If your approach could apply to any optimization problem, explain why this one problem requires novel control-structure thinking. NSF reviewers compare proposals in a competitive environment where many teams claim innovation. Distinction comes from mechanism quality.

4) Build a credible evidence path

Even with fundamental research framing, show your evidence strategy clearly:

• theoretical guarantees where possible,
• simulation or benchmarking plans,
• reproducibility and data handling assumptions,
• and if possible, a roadmap from model development to systems test.

5) Demonstrate critical infrastructure relevance without overclaiming

The page explicitly positions sectors like energy, healthcare, and transport as intended beneficiaries, but it also says projects should provide a clear real-world vision. “Potential relevance” is enough to motivate a proposal; “guaranteed deployment outcome” is usually not.

Frame expected influence as plausible and measurable, not guaranteed.

Required materials and practical preparation

Because the public page does not list all attachment names or exact forms in one place, your local university grants office should supplement with the exact NSF solicitation text. At minimum, keep these elements in your draft environment early:

• concise project summary with systems context,
• objectives, technical plan, and milestones,
• evidence model and metrics,
• staffing and role assignments,
• budget and resource plan,
• risk and risk-mitigation description,
• and compliance checks.

Some teams also include a short appendix for infrastructure assumptions (regulatory, operating conditions, and data governance assumptions). This is useful in EPCL because systems context can otherwise look overly abstract.

For institutions new to NSF, do not wait until the portal step to prepare submission assets. Build the package in a shared internal folder with clear version naming so the grant office can run a quick internal compliance review.

Common mistakes and practical fixes

Mistake: treating “full proposal accepted anytime” as a reason for last-minute submission

Even with rolling proposals, quality collapses under rushed submissions. Fix: set internal two-stage deadlines (internal draft, compliance pass, final submission).

Mistake: only emphasizing algorithm novelty

This program values control and learning, but it is framed around systems and infrastructure impact. Fix: pair method novelty with system-level outcome statement and validation route.

Mistake: ignoring programmatic routing details

The EPCL page contains a specific system path (NSF 24-1 under ENG/ECCS). Fix: lock this early and confirm changes to submission route before final file export.

Mistake: writing a proposal that says “critical infrastructure” but never defines stakeholders

Reviewers ask, “who benefits and how?” Fix: name explicit infrastructure contexts and define measurable pathway for transfer.

Mistake: underestimating internal approvals

A technically strong proposal can fail at the administrative stage.
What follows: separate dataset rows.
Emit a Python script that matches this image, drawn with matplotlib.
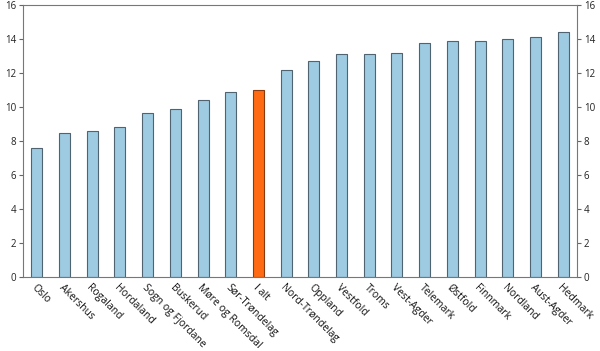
import matplotlib
matplotlib.use("Agg")
import matplotlib.pyplot as plt

plt.rcParams['font.family'] = ['Open Sans', 'DejaVu Sans']

categories = ["Oslo", "Akershus", "Rogaland", "Hordaland", "Sogn og Fjordane", "Buskerud",
              "Møre og Romsdal", "Sør-Trøndelag", "I alt", "Nord-Trøndelag", "Oppland",
              "Vestfold", "Troms", "Vest-Agder", "Telemark", "Østfold", "Finnmark",
              "Nordland", "Aust-Agder", "Hedmark"]
values = [7.6, 8.47, 8.57, 8.8, 9.62, 9.87, 10.42, 10.88, 11.02, 12.18, 12.7, 13.1, 13.1,
          13.17, 13.78, 13.9, 13.9, 13.98, 14.1, 14.4]
yticks = [0, 2, 4, 6, 8, 10, 12, 14, 16]

colors = ['#ff6a13' if c == "I alt" else '#9ecbe1' for c in categories]
edges = ['#8a3a10' if c == "I alt" else '#4f6370' for c in categories]

fig = plt.figure(figsize=(6.0, 3.51), dpi=100)
ax = fig.add_axes([23/600, 1-277/351, 554/600, 272/351])

x = list(range(len(categories)))
# subtle shadow on the right
ax.bar([i + 0.03 for i in x], values, width=0.4, color='#b8b8b8', zorder=1)
ax.bar(x, values, width=0.4, color=colors, edgecolor=edges, linewidth=0.8, zorder=2)

ax.set_xlim(-0.5, len(categories) - 0.5)
ax.set_ylim(0, 16)
ax.set_yticks(yticks)
ax.set_yticklabels([str(t) for t in yticks], fontsize=7, color='#222222')
ax.tick_params(axis='y', which='both', direction='out', length=3, color='#666666',
               left=True, right=True, labelleft=True, labelright=True, pad=2)
ax.set_xticks(x)
ax.set_xticklabels(categories, rotation=-45, ha='left', rotation_mode='anchor',
                   fontsize=7.5, color='#111111')
ax.tick_params(axis='x', length=0, pad=4)

for s in ['top', 'left', 'right', 'bottom']:
    ax.spines[s].set_color('#777777')
    ax.spines[s].set_linewidth(0.8)

fig.savefig('out.png', dpi=100)
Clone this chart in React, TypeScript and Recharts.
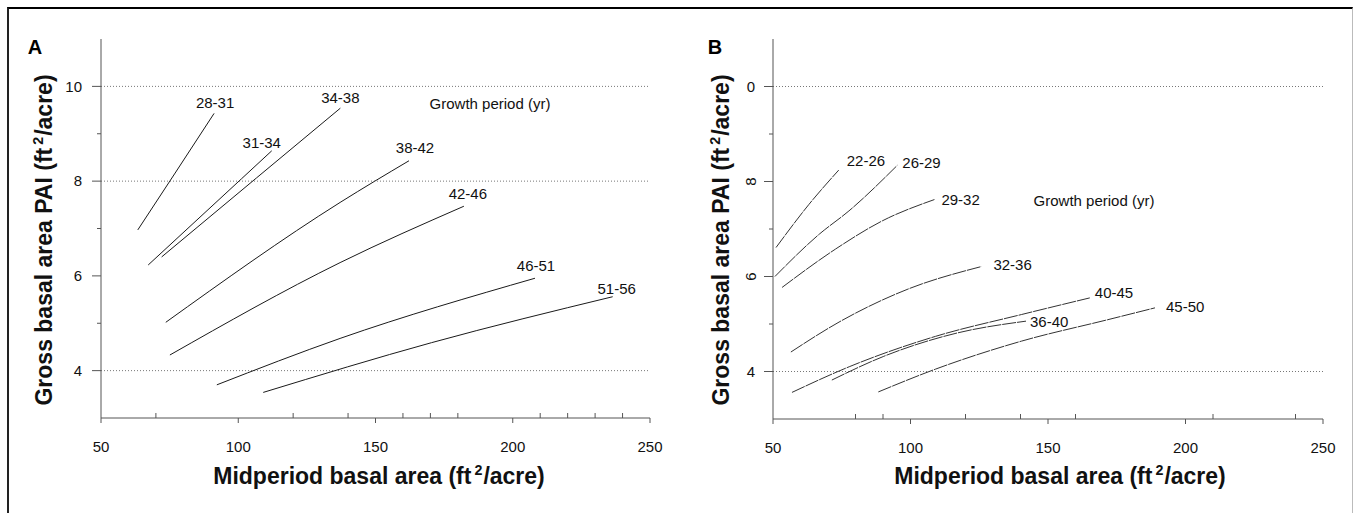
import React from 'react';
import { LineChart, Line, XAxis, YAxis, ReferenceLine, LabelList } from 'recharts';

// panel A
const periodsA = ['28-31', '31-34', '34-38', '38-42', '42-46', '46-51', '51-56'];
const basalA = [
  [63.4, 77.0, 91.2],
  [67.2, 101.2, 112.2],
  [72.1, 106.7, 137.2],
  [73.6, 137.1, 162.2],
  [75.1, 137.1, 182.2],
  [92.2, 137.1, 208.1],
  [109.1, 170.4, 236.4],
];
const paiA = [
  [6.97, 8.17, 9.43],
  [6.23, 8.05, 8.64],
  [6.4, 8.07, 9.54],
  [5.02, 7.55, 8.43],
  [4.33, 6.28, 7.47],
  [3.7, 4.68, 5.95],
  [3.54, 4.59, 5.56],
];

// panel B
const periodsB = ['22-26', '26-29', '29-32', '32-36', '36-40', '40-45', '45-50'];
const basalB = [
  [51.1, 63.1, 73.9],
  [50.7, 66.8, 77.6, 95.2],
  [53.3, 72.8, 89.7, 108.7],
  [56.5, 74.0, 99.3, 125.8],
  [71.4, 90.3, 116.9, 142.0],
  [56.9, 77.7, 109.1, 140.4, 165.2],
  [88.3, 109.1, 140.4, 171.7, 188.9],
];
const paiB = [
  [6.61, 7.52, 8.24],
  [6.0, 6.89, 7.38, 8.34],
  [5.77, 6.58, 7.17, 7.62],
  [4.41, 5.04, 5.74, 6.21],
  [3.82, 4.32, 4.81, 5.06],
  [3.56, 4.1, 4.74, 5.2, 5.55],
  [3.57, 4.05, 4.64, 5.09, 5.34],
];

// axes
const majorX = [50, 100, 150, 200, 250];
const minorXA = [70, 120, 140, 160, 170, 180, 210, 220, 230, 240];
const minorXB = [80, 90, 120, 140, 160, 210, 240];
const majorY = [4, 6, 8, 10];
const yLabelsA = ['4', '6', '8', '10'];
const yLabelsB = ['4', '6', '8', '0'];
const gridA = [4, 8, 10];
const gridB = [4, 10];

// label placement relative to the last point of each curve (pixels)
const labelOffA = [[1, -11], [-10, -8], [0, -10], [6, -13], [4, -12], [1, -12], [4, -8]];
const labelOffB = [[8, -9], [5, -3], [7, 0], [12, -2], [4, 1], [5, -5], [11, -1]];

const FONT = '"Liberation Sans", Arial, Helvetica, sans-serif';
const AXIS = '#555';

const XTick = (props: any) => {
  const { x, y, payload } = props;
  const v = payload.value;
  if (majorX.includes(v)) {
    return (
      <g>
        <line x1={x} x2={x} y1={y} y2={y + 5} stroke={AXIS} />
        <text x={x} y={y + 29} dy="0.35em" textAnchor="middle" fontSize={15} fill="#111" fontFamily={FONT}>{v}</text>
      </g>
    );
  }
  return <line x1={x} x2={x} y1={y - 5} y2={y} stroke={AXIS} />;
};

const YTick = (props: any) => {
  const { x, y, payload, panel } = props;
  const v = payload.value;
  const idx = majorY.indexOf(v);
  if (idx < 0) return <line x1={x - 4} x2={x} y1={y} y2={y} stroke={AXIS} />;
  const text = panel === 'A' ? yLabelsA[idx] : yLabelsB[idx];
  const rotated = panel === 'B' && (v === 6 || v === 8);
  return (
    <g>
      <line x1={x - 9} x2={x} y1={y} y2={y} stroke={AXIS} />
      {panel === 'A' ? (
        <text x={x - 19} y={y} dy="0.35em" textAnchor="end" fontSize={15} fill="#111" fontFamily={FONT}>{text}</text>
      ) : (
        <text
          x={x - 22}
          y={y}
          dy="0.35em"
          textAnchor="middle"
          fontSize={15}
          fill="#111"
          fontFamily={FONT}
          transform={rotated ? `rotate(-90, ${x - 22}, ${y})` : undefined}
        >
          {text}
        </text>
      )}
    </g>
  );
};

const Unit = () => (
  <>
    (ft<span style={{ fontSize: '0.62em', position: 'relative', top: '-0.6em', margin: '0 1px 0 3px' }}>2</span>/acre)
  </>
);

const Panel = ({ panel, left, width, margin, periods, basal, pai, offsets, grid, minorX, broken }: any) => {
  const series = periods.map((name: string, i: number) => ({
    name,
    data: basal[i].map((x: number, j: number) => ({ x, y: pai[i][j] })),
  }));
  const ticksX = [...majorX, ...minorX].sort((a, b) => a - b);
  return (
    <div style={{ position: 'absolute', left, top: 0 }}>
      <LineChart width={width} height={513} margin={margin}>
        <XAxis
          type="number"
          dataKey="x"
          domain={[50, 250]}
          ticks={ticksX}
          interval={0}
          allowDataOverflow
          height={40}
          tickSize={0}
          tickMargin={0}
          tickLine={false}
          axisLine={{ stroke: AXIS }}
          tick={(p: any) => <XTick {...p} />}
        />
        <YAxis
          type="number"
          domain={[3, 11]}
          ticks={[4, 5, 6, 7, 8, 9, 10]}
          interval={0}
          allowDataOverflow
          width={40}
          tickSize={0}
          tickMargin={0}
          tickLine={false}
          axisLine={{ stroke: AXIS }}
          tick={(p: any) => <YTick {...p} panel={panel} />}
        />
        {grid.map((g: number) => (
          <ReferenceLine key={g} y={g} stroke="#777" strokeDasharray="1 2" />
        ))}
        {series.map((s: any, i: number) => (
          <Line
            key={s.name}
            data={s.data}
            dataKey="y"
            type="monotone"
            stroke={broken ? '#333' : '#1a1a1a'}
            strokeWidth={1}
            strokeDasharray={broken ? '14 1' : undefined}
            dot={false}
            activeDot={false}
            isAnimationActive={false}
          >
            <LabelList
              dataKey="y"
              content={(lp: any) =>
                lp.index === s.data.length - 1 ? (
                  <text
                    x={lp.x + offsets[i][0]}
                    y={lp.y + offsets[i][1]}
                    dy="0.35em"
                    textAnchor={panel === 'A' ? 'middle' : 'start'}
                    fontSize={15}
                    fill="#111"
                    fontFamily={FONT}
                  >
                    {s.name}
                  </text>
                ) : (
                  <g />
                )
              }
            />
          </Line>
        ))}
      </LineChart>
    </div>
  );
};

const abs = (cx: number, cy: number, extra: React.CSSProperties = {}): React.CSSProperties => ({
  position: 'absolute',
  left: cx,
  top: cy,
  transform: 'translate(-50%, -50%)',
  whiteSpace: 'nowrap',
  lineHeight: 1,
  ...extra,
});

const title: React.CSSProperties = { fontSize: 23, fontWeight: 700, color: '#111' };
const small: React.CSSProperties = { fontSize: 15, color: '#111' };

export default function App() {
  return (
    <div
      style={{
        position: 'absolute',
        left: 0,
        top: 0,
        width: 1353,
        height: 513,
        overflow: 'hidden',
        background: '#fff',
        fontFamily: FONT,
      }}
    >
      <div
        style={{
          position: 'absolute',
          left: 7,
          top: 7,
          width: 1346,
          height: 540,
          boxSizing: 'border-box',
          borderTop: '2px solid #000',
          borderLeft: '2px solid #222',
          borderRight: '1px solid #bbb',
        }}
      />
      <Panel
        panel="A"
        left={0}
        width={676}
        margin={{ top: 39, right: 26, bottom: 55, left: 61 }}
        periods={periodsA}
        basal={basalA}
        pai={paiA}
        offsets={labelOffA}
        grid={gridA}
        minorX={minorXA}
        broken={false}
      />
      <Panel
        panel="B"
        left={676}
        width={677}
        margin={{ top: 39, right: 30, bottom: 54, left: 57 }}
        periods={periodsB}
        basal={basalB}
        pai={paiB}
        offsets={labelOffB}
        grid={gridB}
        minorX={minorXB}
        broken={true}
      />

      <div style={abs(35, 47, { fontSize: 20, fontWeight: 700 })}>A</div>
      <div style={abs(715, 47, { fontSize: 20, fontWeight: 700 })}>B</div>

      <div style={abs(490, 103, small)}>Growth period (yr)</div>
      <div style={abs(1094, 200, small)}>Growth period (yr)</div>

      <div style={abs(44, 240, { ...title, transform: 'translate(-50%, -50%) rotate(-90deg)' })}>
        Gross basal area PAI <Unit />
      </div>
      <div style={abs(721, 240, { ...title, transform: 'translate(-50%, -50%) rotate(-90deg)' })}>
        Gross basal area PAI <Unit />
      </div>

      <div style={abs(379, 476, title)}>
        Midperiod basal area <Unit />
      </div>
      <div style={abs(1060, 476, title)}>
        Midperiod basal area <Unit />
      </div>
    </div>
  );
}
Fix: schedule grants-office review as a required gate before submission.

FAQ for teams evaluating fit

Is this an open call with a fixed award amount?

The official EPCL page does not publish a single fixed award amount. It states program support and rolling full-proposal acceptance. Teams should plan without relying on a fixed award ceiling from this overview page and confirm details in the solicitation context.

Does the program only support electric power projects?

No. Power and energy are central themes, but the listed scope also includes broader engineered systems in transport, healthcare, manufacturing, and infrastructure-relevant applications.

Is Research.gov required or can we submit through Grants.gov?

The EPCL overview page strongly references Research.gov with NSF 24-1 and ENG/ECCS settings. It also includes guidance notes that can include Grants.gov processing context. This apparent mixed messaging should be confirmed in the live interface before submission.

Is this suitable for one group with only theoretical work?

The program funds fundamental research, but it is strongest when the proposal also explains a clear path toward system-level relevance and impact. Purely theoretical work without systems path is typically weaker.

Is there a hard national deadline this year?

The public “Full proposal accepted anytime” language indicates this call is not tied to one near-term closed date. But internal university cycles, reviewer windows, and programmatic budget pacing still matter.

Who should we contact before submission?

Use the program team email [email protected] for clarifications. Keep requests specific: scope, routing path, and any ambiguity about collaboration models.

How to position your team for success in 6–8 weeks

A practical 6–8 week execution plan for institutions:

1. Week 1: Align lead PI, collaborators, and technical lead; define the infrastructure problem statement.
2. Week 2: Draft concept paper with method and objective alignment to EPCL.
3. Week 3: Complete first pass budget and resource rationale with grants office.
4. Week 4: Build compliance checklist against NSF requirements and PAPPG references.
5. Week 5: Internal technical and compliance review.
6. Week 6: Revise for clarity of system impact and measurable outputs.
7. Week 7: Final internal sign-off and portal dry run.
8. Week 8: Submit with buffer time.

Because submission windows are rolling, you can repeat this cycle for future cycles too, but this cadence produces a disciplined baseline.

Official links

• Official opportunity page: https://www.nsf.gov/funding/opportunities/epcl-energy-power-control-learning
• NSF Proposal & Award Policies & Procedures Guide: https://www.nsf.gov/pubs/policydocs/pappg2024/
• NSF award and proposal guidance pages: https://www.nsf.gov/
• Contact: [email protected]

Final check before applying

Before you submit, answer these five questions with a yes/no in your team notes:

1. Is the objective tied to measurable system improvement (not only theoretical novelty)?
2. Are all technical assumptions and operating constraints explicitly stated?
3. Does the proposal describe a realistic path to meaningful infrastructure relevance?
4. Are submission settings and program routing confirmed for the current NSF portal behavior?
5. Have grants and compliance staff signed off on a version-ready package?

If any answer is no, this is a high-risk submission window. If all five are yes, you can submit and still improve after submission through internal institutional retrospectives for future iterations.